### Given instruction
Find every line below that contains the word "with" and copy it out.

### Supplied entries
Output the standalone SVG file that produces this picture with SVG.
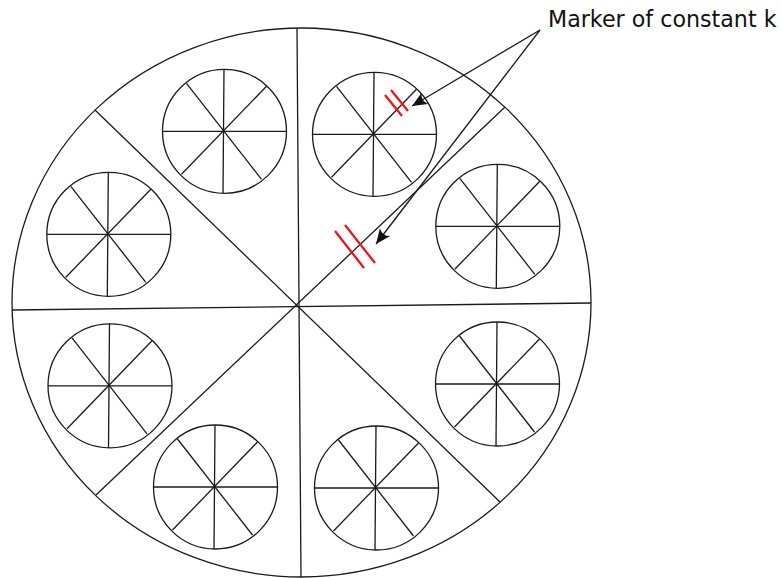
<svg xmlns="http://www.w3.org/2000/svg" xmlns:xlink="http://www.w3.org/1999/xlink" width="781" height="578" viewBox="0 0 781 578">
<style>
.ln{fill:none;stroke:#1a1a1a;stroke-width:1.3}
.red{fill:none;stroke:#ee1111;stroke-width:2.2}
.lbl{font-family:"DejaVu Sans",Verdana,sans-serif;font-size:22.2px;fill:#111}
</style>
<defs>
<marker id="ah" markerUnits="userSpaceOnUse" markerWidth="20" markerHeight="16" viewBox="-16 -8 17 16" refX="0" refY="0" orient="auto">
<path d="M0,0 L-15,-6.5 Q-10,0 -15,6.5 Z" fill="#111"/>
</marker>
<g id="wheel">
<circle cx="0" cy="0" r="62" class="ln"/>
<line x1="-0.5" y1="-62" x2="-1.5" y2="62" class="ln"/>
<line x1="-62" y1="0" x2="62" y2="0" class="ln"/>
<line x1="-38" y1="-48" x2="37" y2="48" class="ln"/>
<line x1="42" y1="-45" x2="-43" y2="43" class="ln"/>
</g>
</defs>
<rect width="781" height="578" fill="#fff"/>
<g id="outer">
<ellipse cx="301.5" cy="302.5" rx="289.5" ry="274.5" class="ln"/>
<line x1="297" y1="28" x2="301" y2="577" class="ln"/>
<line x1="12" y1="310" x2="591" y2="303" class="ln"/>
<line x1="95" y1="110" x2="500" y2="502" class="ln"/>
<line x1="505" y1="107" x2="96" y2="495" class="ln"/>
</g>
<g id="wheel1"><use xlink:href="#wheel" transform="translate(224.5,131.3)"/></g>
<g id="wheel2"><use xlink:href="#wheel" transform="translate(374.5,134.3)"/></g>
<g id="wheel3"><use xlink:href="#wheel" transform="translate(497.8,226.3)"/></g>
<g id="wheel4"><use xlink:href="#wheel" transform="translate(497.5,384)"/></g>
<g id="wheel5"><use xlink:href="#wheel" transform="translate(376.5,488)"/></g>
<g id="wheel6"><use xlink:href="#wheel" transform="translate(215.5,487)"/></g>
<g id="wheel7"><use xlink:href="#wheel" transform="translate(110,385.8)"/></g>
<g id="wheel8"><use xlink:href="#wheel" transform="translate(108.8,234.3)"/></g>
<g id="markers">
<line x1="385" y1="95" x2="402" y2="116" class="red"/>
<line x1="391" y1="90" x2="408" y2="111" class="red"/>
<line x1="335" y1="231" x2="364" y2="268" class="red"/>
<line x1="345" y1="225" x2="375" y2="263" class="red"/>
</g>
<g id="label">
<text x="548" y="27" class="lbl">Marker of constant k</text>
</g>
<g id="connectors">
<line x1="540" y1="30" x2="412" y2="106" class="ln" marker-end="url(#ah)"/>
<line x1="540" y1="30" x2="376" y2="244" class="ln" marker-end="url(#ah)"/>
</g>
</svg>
...
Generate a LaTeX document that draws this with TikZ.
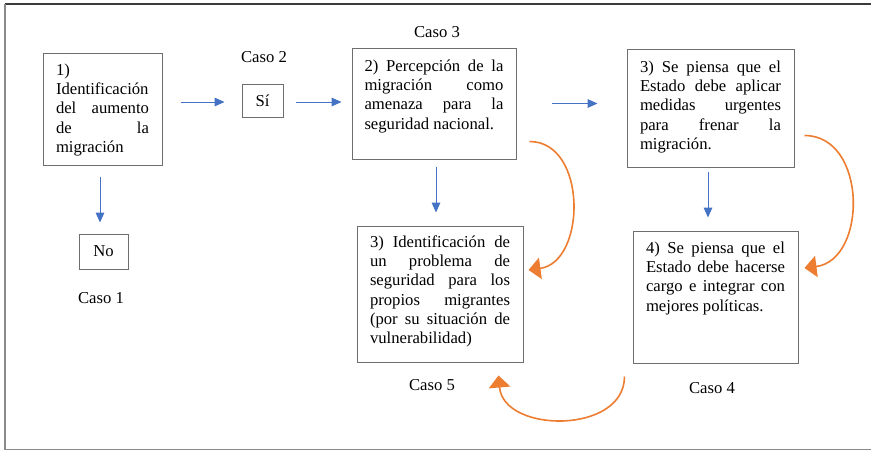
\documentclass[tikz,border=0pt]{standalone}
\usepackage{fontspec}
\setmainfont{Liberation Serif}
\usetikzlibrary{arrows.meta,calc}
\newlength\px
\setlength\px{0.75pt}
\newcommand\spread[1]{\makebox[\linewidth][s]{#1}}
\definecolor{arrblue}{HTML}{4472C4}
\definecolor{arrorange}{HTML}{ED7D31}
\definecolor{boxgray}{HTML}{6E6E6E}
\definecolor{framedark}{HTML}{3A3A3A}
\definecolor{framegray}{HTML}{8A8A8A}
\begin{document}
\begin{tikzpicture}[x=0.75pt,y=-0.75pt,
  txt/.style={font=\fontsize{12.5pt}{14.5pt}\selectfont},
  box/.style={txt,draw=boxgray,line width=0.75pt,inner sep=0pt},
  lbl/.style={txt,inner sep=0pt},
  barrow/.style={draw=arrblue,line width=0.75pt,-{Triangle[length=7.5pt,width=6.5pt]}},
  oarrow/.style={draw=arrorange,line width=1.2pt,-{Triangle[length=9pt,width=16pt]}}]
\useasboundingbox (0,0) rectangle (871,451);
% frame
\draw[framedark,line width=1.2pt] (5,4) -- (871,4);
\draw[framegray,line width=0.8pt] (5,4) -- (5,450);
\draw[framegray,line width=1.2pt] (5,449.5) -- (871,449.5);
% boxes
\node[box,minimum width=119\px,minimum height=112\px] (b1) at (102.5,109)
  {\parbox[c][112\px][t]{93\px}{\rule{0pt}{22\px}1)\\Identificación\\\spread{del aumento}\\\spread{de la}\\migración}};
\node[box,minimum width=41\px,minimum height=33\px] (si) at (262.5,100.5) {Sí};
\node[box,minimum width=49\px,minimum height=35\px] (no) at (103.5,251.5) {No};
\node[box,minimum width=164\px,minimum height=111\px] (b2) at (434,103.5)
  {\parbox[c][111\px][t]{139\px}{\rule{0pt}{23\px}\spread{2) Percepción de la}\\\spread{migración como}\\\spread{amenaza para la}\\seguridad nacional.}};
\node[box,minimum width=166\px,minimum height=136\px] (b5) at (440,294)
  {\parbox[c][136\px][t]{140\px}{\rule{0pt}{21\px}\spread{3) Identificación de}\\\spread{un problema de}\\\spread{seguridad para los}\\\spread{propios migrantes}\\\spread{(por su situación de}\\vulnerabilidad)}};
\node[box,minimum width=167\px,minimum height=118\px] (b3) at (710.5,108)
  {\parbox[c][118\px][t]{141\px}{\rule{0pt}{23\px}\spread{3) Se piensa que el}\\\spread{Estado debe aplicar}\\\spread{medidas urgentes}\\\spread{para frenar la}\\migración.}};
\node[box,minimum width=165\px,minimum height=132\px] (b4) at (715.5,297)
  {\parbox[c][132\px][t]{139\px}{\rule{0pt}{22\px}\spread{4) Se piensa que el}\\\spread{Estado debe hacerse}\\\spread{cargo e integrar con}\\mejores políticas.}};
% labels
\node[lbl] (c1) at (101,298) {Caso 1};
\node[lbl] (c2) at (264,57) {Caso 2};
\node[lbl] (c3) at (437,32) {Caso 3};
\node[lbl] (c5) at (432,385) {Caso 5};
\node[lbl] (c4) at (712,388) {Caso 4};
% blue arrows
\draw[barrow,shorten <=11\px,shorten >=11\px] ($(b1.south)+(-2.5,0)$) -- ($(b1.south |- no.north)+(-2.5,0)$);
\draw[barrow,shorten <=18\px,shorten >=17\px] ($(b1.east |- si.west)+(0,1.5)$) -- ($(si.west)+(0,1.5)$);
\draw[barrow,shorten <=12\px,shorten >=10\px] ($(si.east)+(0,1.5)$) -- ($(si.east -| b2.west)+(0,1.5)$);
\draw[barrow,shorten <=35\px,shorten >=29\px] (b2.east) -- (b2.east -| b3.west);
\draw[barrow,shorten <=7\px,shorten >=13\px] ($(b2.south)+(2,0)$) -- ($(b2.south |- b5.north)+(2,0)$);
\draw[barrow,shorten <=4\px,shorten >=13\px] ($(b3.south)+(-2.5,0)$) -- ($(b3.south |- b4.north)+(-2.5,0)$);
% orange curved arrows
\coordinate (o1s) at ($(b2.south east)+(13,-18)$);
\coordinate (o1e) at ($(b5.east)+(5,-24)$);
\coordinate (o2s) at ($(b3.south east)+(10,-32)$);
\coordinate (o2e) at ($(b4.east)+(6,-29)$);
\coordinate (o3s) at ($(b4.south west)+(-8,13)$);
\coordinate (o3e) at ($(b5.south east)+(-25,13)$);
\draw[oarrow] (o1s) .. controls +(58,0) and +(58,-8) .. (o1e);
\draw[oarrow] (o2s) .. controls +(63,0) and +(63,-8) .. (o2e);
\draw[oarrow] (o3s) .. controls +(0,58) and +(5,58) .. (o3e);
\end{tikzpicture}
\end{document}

### Solution for this task
Output the standalone SVG file that produces this picture with SVG.
Generate a LaTeX document that draws this with TikZ.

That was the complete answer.